A request to revise seeks "an order directing the opposing party to revise his pleading in the manner specified." Royce v. Westport, 183 Conn. 177, 180, 439 A.2d 298 (1981). It has been held that a more definite statement should be ordered with caution and never for unsubstantial reasons. Itzkowitz v. Markow, 12 Conn. Sup. 68, 69 (C.P. 1943); but see, Massa v. Union New Haven Trust Co., 12 Conn. Sup. 324, 325 (Super.Ct. 1944).

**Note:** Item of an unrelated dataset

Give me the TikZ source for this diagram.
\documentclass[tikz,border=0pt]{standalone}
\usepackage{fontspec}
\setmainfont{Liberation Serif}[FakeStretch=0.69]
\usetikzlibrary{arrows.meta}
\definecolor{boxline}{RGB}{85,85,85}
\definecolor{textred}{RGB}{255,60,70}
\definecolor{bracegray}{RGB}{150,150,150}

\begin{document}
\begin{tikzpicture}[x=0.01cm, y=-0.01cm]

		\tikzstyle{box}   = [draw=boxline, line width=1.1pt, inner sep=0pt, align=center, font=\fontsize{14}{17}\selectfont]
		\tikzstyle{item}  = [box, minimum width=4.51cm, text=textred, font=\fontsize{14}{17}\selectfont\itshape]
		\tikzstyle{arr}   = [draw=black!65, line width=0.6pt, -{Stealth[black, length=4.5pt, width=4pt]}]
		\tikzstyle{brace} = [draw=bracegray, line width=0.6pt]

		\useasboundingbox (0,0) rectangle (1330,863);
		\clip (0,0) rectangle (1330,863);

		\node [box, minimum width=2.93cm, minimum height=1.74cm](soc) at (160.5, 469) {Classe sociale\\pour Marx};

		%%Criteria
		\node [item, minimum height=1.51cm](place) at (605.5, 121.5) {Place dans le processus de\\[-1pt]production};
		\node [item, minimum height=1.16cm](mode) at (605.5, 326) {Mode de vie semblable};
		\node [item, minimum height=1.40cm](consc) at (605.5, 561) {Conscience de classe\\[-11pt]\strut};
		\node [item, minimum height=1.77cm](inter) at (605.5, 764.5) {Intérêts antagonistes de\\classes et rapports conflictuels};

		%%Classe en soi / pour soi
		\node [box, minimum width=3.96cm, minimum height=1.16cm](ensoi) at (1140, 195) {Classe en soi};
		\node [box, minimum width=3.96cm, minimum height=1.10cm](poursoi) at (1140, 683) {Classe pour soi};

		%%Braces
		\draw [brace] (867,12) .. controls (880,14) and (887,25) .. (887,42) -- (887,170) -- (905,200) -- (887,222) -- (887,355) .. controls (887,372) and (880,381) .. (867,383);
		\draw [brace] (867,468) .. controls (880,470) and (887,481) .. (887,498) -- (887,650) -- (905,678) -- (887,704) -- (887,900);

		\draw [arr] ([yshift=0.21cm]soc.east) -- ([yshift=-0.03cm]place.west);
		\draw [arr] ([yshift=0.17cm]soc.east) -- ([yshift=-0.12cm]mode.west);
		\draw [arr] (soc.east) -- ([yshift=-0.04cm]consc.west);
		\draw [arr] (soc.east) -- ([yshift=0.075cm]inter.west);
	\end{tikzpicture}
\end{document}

"The power of the trial court to direct a fuller and more particular statement of the ground of a claim or defense contained in any pleading, is largely discretionary, to be exercised with caution, and never for frivolous or unsubstantial reasons." Prince v. Takash, 75 Conn. 616, 619, 54 A. 1003 (1903); see, Multi Mail v. TEK Electronic Mfg. Co., Superior Court, Geographical Area #8, Docket No. CV 8-1044 (April 27, 1992). One of the purposes for a request to revise is to set up the complaint for a motion to strike. Moore v. State, 15 Conn. Sup. 251, 252, 209 A.2d 280 (C.P. 1947); see, Scribner v. O'Brien, 169 Conn. 389, 399-400, 363 A.2d 160 (1975).

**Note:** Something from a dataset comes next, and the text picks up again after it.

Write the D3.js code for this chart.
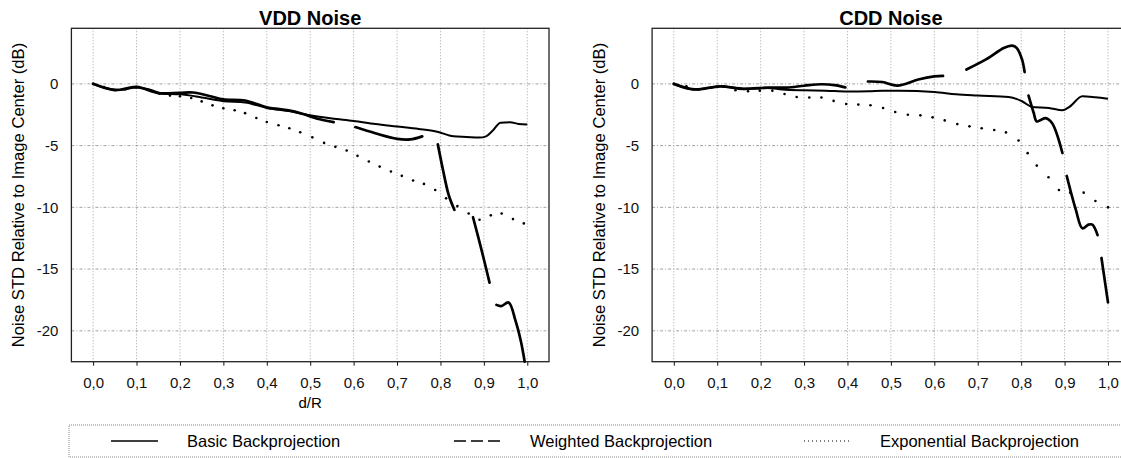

In Kileen v. General Motors Corporation, supra, the defendant filed a request to revise so that "appropriate and direct disclosure and inquiries [could] be made in defense of this claim." (Internal quotation marks omitted.) 36 Conn. Sup. at p. 348. According to the court, the defendant wanted "to become as well informed as possible so that a credible and strong defense [could] be established." Id. at p. 348-49. The court stated that "[a] request to revise is permissible to obtain information so that a defendant may intelligently plead and prepare his case for a trial but it is never appropriate where the information sought is merely evidential." Id., 349. "The defendant is not entitled to know the plaintiff's proof but only what he claims as his cause of action." (Citation omitted.) Id. And, in Brooks v. Borten, 8 Conn. Sup. 463 (Super.Ct. 1940), it was stated:
"The motion for a more specific statement has for its limited purpose, the securing of a statement of the material facts upon which the adverse party bases his complaint or defense. The CT Page 8811-C test is not whether the pleading discloses all that the adversary desires to know in aid of his own cause, but whether it discloses the material facts which constitute the cause of action or ground of defense."

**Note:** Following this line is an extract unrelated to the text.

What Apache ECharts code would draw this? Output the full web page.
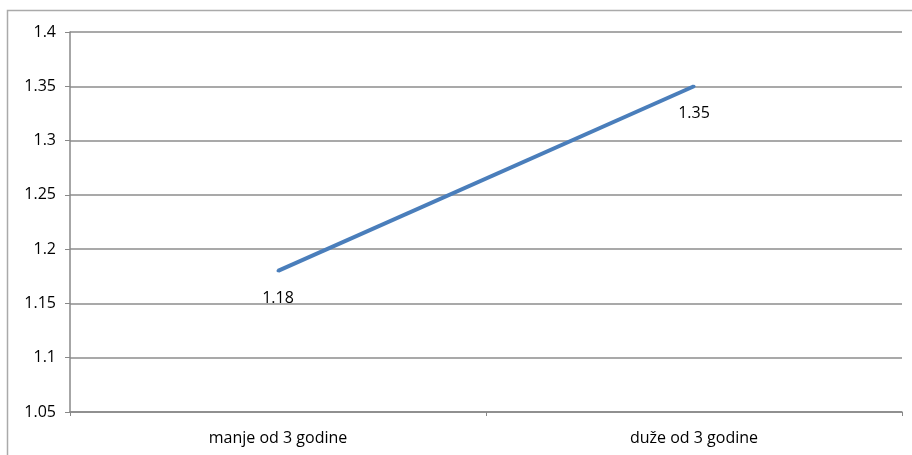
<!DOCTYPE html>
<html><head><meta charset="utf-8">
<script src="https://cdn.jsdelivr.net/npm/echarts@6/dist/echarts.min.js"></script>
<style>html,body{margin:0;padding:0;background:#fff}#c{width:912px;height:455px}</style>
</head><body><div id="c"></div>
<script>
var categories = ['manje od 3 godine', 'duže od 3 godine'];
var values = [1.18, 1.35];
var yMin = 1.05, yMax = 1.4, yStep = 0.05;

var chart = echarts.init(document.getElementById('c'), null, {renderer: 'canvas'});
chart.setOption({
  animation: false,
  backgroundColor: '#fff',
  textStyle: {fontFamily: '"Open Sans", "Liberation Sans", sans-serif'},
  graphic: [{
    type: 'rect', silent: true,
    shape: {x: 7.5, y: 10.5, width: 950, height: 500},
    style: {fill: 'none', stroke: '#aaaaaa', lineWidth: 1.5}
  }],
  grid: {left: 70, right: 10, top: 32, bottom: 43, containLabel: false},
  xAxis: {
    type: 'category', data: categories, boundaryGap: true,
    axisLine: {lineStyle: {color: '#888888', width: 1.5}},
    axisTick: {show: true, length: 4, lineStyle: {color: '#888888'}},
    axisLabel: {color: '#000', fontSize: 16, margin: 18}
  },
  yAxis: {
    type: 'value', min: yMin, max: yMax, interval: yStep,
    axisLine: {show: true, lineStyle: {color: '#888888', width: 1.5}},
    axisTick: {show: true, length: 5, lineStyle: {color: '#888888'}},
    splitLine: {lineStyle: {color: '#8c8c8c', width: 1.5}},
    axisLabel: {color: '#000', fontSize: 16, margin: 14,
      formatter: function (v) { return String(parseFloat(v.toFixed(2))); }}
  },
  series: [{
    type: 'line', data: values, symbol: 'circle', symbolSize: 3, showSymbol: true,
    itemStyle: {color: '#4a7ebb'},
    lineStyle: {color: '#4a7ebb', width: 4},
    label: {show: true, position: 'bottom', distance: 18, color: '#000', fontSize: 16,
      formatter: function (p) { return p.value.toFixed(2); }}
  }]
});
</script></body></html>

The case of Golino v. MacDonald, 2 Conn. L. Rptr. 682 (October 30, 1990), was a two count slander action; there, the defendant filed a request to revise requesting that the plaintiff plead the exact defamatory words uttered by the defendant, and when, to whom, and where the allegedly defamatory statements were made. In sustaining the plaintiff's objection to the request to revise, the court, citing Kileen v. General Motors Corporation, supra, stated that "[t]hese specifics are evidentiary and therefore proper matters for discovery, because material facts upon which the pleading is based are already pled." In Cronan v. Politano, Superior Court, Judicial District of Ansonia/Milford, Dk. No. 03 96 72 (December 21, 1991), the court, noting that Practice Book § 108 provides that "[e]ach pleading shall contain a plain and concise statement of the material facts on which the pleader relies . . .," stated that if a plaintiff's allegations are sufficiently specific to satisfy Practice Book § 108, and it is established that the information sought by the defendant is merely evidential, a plaintiff's objection to the request to revise should be sustained.
A review of the reported case law in this jurisdiction does not reveal any specific authority supporting the proposition that a plaintiff in a libel action must attach to, and incorporate in, the complaint the allegedly libelous documents. After reviewing the complaint, it appears to the court that plaintiffs have set forth allegations sufficient to satisfy the requirements of Section 108 of the Practice Book. It further appears to the court that the information being sought by defendant on the instant motion is evidential. To the extent that defendant is unaware of any portion of that information, it would be discoverable under the rules of practice; and moreover, our courts have stated that "[p]rivilege is an affirmative defense in a defamation action and must, therefore, be specially pleaded by the defendant." Miles v. Perry, 11 Conn. App. 584, 594 n. 8, 529 A.2d 199 (1987); see Monczport v. Csongradi, 102 Conn. 448, 450-51, 129 A. 42 (1925). Accordingly, plaintiffs' objections to the first and fourth requests to revise are hereby sustained.
As to the third and sixth requested revisions, the court finds that the defendant is correct in asserting that, generally, in a defamation action, the plaintiff must separate each publication in CT Page 8811-D a separate count. See, Yavis v. Sullivan, 137 Conn. 253, 261, 76 A. 99 (1950); Golino v. MacDonald, supra. Therefore, plaintiffs' objections to the third and sixth requested revisions are hereby overruled to the extent that plaintiffs must either specifically allege the date and manner of the alleged republication(s) by the defendant, or, in the alternative, remove from the pleading the allegation that defendant "republished" allegedly defamatory statements.